▶ [Problem to work on]: Only the lines from the start of the data to the line containing "W, H = 854, 485", both included, should be output, exactly and without pictures.

▶ [Dataset section]:
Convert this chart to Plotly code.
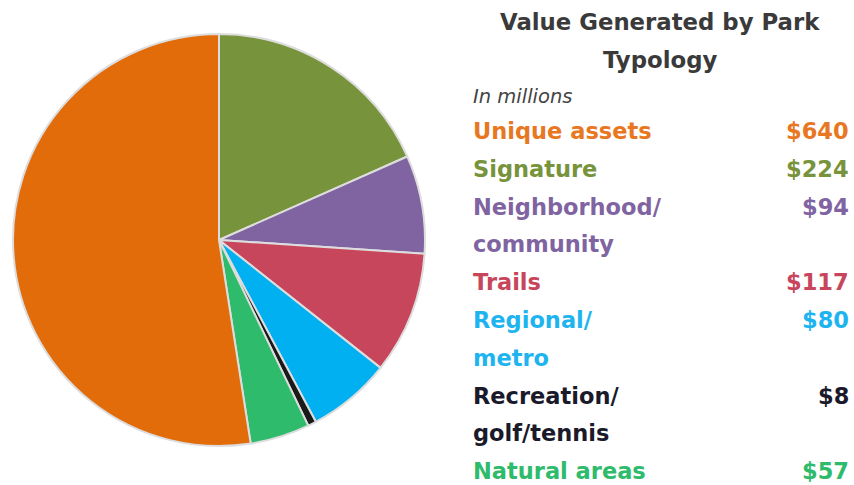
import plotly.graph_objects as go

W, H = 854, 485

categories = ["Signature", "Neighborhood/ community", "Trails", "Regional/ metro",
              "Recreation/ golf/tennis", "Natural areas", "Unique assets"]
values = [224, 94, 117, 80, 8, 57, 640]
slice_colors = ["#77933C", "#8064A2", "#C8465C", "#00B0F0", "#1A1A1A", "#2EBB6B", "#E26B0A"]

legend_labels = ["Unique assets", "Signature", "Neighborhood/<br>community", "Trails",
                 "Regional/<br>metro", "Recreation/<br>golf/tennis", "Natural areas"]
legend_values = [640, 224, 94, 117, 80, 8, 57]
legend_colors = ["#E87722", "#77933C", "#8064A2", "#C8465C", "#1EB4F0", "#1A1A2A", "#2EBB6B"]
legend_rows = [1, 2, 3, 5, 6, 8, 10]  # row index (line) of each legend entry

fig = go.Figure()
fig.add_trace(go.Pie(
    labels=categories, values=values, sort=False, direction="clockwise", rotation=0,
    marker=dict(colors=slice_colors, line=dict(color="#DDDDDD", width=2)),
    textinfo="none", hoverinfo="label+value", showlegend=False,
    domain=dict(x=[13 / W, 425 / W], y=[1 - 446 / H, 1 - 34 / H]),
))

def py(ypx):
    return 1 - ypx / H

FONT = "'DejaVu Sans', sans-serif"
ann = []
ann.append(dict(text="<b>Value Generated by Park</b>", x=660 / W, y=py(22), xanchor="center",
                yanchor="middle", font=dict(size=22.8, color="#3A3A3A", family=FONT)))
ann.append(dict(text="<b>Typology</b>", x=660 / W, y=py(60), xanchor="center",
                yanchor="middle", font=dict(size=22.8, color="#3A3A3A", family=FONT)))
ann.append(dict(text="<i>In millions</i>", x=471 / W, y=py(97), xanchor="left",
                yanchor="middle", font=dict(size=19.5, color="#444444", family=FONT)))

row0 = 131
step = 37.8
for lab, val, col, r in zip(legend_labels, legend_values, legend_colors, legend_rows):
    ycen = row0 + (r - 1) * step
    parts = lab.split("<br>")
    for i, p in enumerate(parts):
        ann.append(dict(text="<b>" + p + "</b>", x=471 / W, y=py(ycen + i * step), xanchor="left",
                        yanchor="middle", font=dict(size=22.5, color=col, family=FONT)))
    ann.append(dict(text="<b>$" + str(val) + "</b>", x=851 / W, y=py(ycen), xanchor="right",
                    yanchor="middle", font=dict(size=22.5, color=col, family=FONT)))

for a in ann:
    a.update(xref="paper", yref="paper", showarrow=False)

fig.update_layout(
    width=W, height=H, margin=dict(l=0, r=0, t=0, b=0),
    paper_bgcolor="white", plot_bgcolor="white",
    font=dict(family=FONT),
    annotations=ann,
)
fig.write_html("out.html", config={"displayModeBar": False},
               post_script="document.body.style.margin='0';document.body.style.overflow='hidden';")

▶ [Solution for this task]:
Convert this chart to Plotly code.
import plotly.graph_objects as go

W, H = 854, 485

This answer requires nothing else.